## Description of the task
Return the entries below in their exact form, leaving the pictures out.

## Record list

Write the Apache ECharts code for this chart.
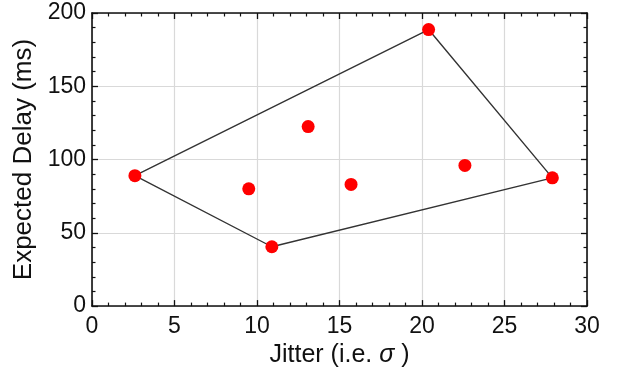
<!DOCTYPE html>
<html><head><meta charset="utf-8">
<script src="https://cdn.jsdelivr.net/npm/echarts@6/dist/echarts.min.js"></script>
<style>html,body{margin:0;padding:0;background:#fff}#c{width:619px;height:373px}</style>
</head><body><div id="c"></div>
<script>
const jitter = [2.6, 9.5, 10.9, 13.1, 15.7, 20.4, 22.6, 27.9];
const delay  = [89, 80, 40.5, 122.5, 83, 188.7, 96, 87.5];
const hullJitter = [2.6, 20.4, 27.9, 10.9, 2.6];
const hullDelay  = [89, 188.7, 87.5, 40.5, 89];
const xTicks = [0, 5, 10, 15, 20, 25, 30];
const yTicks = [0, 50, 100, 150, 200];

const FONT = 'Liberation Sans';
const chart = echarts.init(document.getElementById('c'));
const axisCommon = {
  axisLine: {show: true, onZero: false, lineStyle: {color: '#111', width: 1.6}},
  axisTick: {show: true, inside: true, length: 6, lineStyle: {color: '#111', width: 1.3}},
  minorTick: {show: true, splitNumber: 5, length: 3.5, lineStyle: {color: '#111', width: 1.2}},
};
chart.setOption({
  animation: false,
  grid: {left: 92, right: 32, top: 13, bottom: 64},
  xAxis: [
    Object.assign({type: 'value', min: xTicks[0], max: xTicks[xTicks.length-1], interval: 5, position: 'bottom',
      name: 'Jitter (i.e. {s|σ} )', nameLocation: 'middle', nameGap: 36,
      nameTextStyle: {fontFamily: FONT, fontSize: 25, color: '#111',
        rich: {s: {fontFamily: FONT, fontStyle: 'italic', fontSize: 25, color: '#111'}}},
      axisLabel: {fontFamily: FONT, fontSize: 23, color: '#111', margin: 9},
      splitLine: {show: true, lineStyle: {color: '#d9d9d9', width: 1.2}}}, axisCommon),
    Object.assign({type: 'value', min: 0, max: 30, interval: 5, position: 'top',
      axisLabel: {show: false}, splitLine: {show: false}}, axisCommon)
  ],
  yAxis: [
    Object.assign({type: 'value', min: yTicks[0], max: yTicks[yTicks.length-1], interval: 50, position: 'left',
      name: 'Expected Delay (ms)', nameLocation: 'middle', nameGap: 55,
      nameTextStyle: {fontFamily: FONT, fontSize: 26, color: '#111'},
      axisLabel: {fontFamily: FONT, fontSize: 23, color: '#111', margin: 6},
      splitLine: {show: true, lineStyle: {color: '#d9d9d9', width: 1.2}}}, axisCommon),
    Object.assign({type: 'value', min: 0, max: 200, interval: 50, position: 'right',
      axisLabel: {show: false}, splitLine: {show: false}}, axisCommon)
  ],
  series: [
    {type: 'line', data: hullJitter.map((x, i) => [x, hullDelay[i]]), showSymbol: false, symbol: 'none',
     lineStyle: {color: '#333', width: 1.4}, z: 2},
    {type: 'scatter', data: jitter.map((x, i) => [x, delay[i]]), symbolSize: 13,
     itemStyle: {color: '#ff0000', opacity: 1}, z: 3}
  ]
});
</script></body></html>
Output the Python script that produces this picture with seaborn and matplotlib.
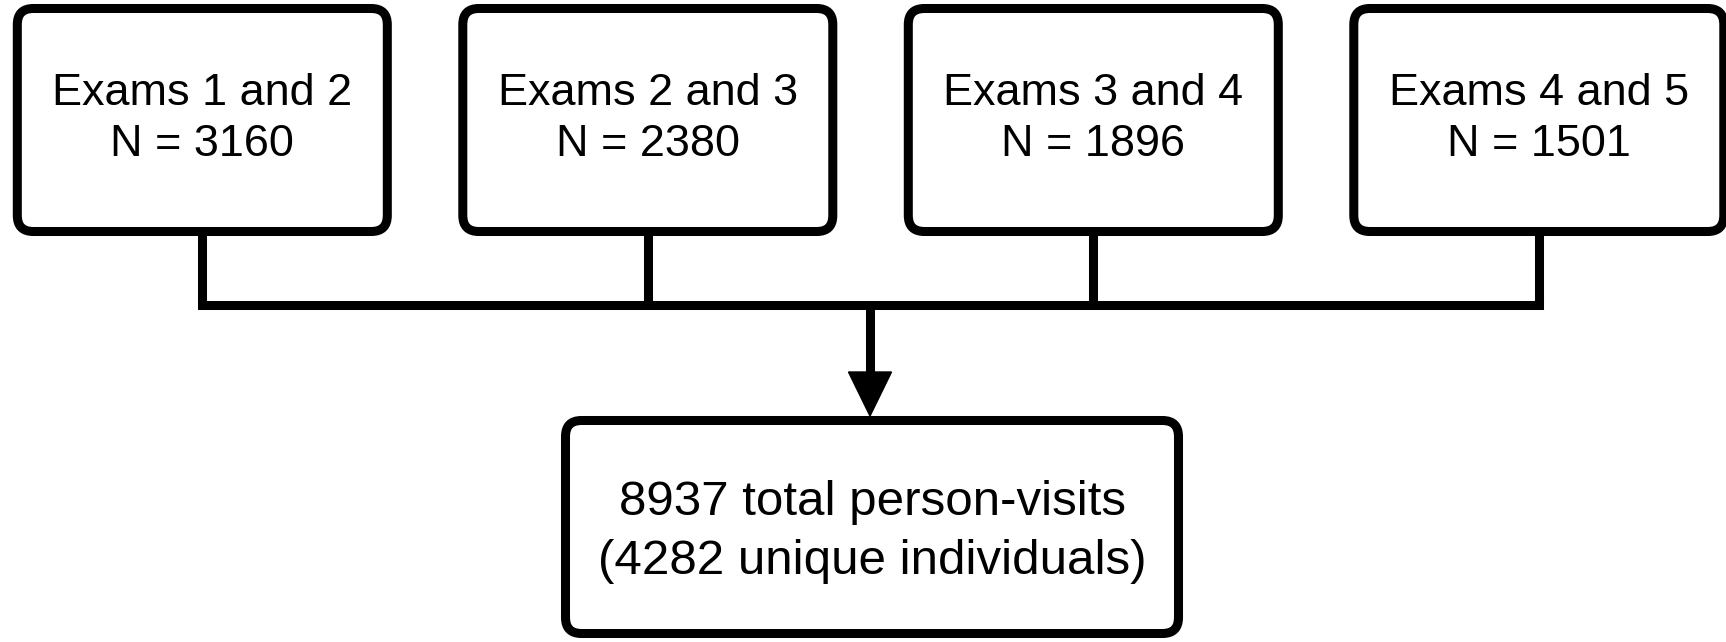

## The result
Write the Apache ECharts code for this chart.
<!DOCTYPE html>
<html><head><meta charset="utf-8">
<script src="https://cdn.jsdelivr.net/npm/echarts@6/dist/echarts.min.js"></script>
<style>html,body{margin:0;padding:0;background:#fff}#c{width:619px;height:373px}</style>
</head><body><div id="c"></div>
<script>
const jitter = [2.6, 9.5, 10.9, 13.1, 15.7, 20.4, 22.6, 27.9];
const delay  = [89, 80, 40.5, 122.5, 83, 188.7, 96, 87.5];
const hullJitter = [2.6, 20.4, 27.9, 10.9, 2.6];
const hullDelay  = [89, 188.7, 87.5, 40.5, 89];
const xTicks = [0, 5, 10, 15, 20, 25, 30];
const yTicks = [0, 50, 100, 150, 200];

const FONT = 'Liberation Sans';
const chart = echarts.init(document.getElementById('c'));
const axisCommon = {
  axisLine: {show: true, onZero: false, lineStyle: {color: '#111', width: 1.6}},
  axisTick: {show: true, inside: true, length: 6, lineStyle: {color: '#111', width: 1.3}},
  minorTick: {show: true, splitNumber: 5, length: 3.5, lineStyle: {color: '#111', width: 1.2}},
};
chart.setOption({
  animation: false,
  grid: {left: 92, right: 32, top: 13, bottom: 64},
  xAxis: [
    Object.assign({type: 'value', min: xTicks[0], max: xTicks[xTicks.length-1], interval: 5, position: 'bottom',
      name: 'Jitter (i.e. {s|σ} )', nameLocation: 'middle', nameGap: 36,
      nameTextStyle: {fontFamily: FONT, fontSize: 25, color: '#111',
        rich: {s: {fontFamily: FONT, fontStyle: 'italic', fontSize: 25, color: '#111'}}},
      axisLabel: {fontFamily: FONT, fontSize: 23, color: '#111', margin: 9},
      splitLine: {show: true, lineStyle: {color: '#d9d9d9', width: 1.2}}}, axisCommon),
    Object.assign({type: 'value', min: 0, max: 30, interval: 5, position: 'top',
      axisLabel: {show: false}, splitLine: {show: false}}, axisCommon)
  ],
  yAxis: [
    Object.assign({type: 'value', min: yTicks[0], max: yTicks[yTicks.length-1], interval: 50, position: 'left',
      name: 'Expected Delay (ms)', nameLocation: 'middle', nameGap: 55,
      nameTextStyle: {fontFamily: FONT, fontSize: 26, color: '#111'},
      axisLabel: {fontFamily: FONT, fontSize: 23, color: '#111', margin: 6},
      splitLine: {show: true, lineStyle: {color: '#d9d9d9', width: 1.2}}}, axisCommon),
    Object.assign({type: 'value', min: 0, max: 200, interval: 50, position: 'right',
      axisLabel: {show: false}, splitLine: {show: false}}, axisCommon)
  ],
  series: [
    {type: 'line', data: hullJitter.map((x, i) => [x, hullDelay[i]]), showSymbol: false, symbol: 'none',
     lineStyle: {color: '#333', width: 1.4}, z: 2},
    {type: 'scatter', data: jitter.map((x, i) => [x, delay[i]]), symbolSize: 13,
     itemStyle: {color: '#ff0000', opacity: 1}, z: 3}
  ]
});
</script></body></html>
Output the Python script that produces this picture with seaborn and matplotlib.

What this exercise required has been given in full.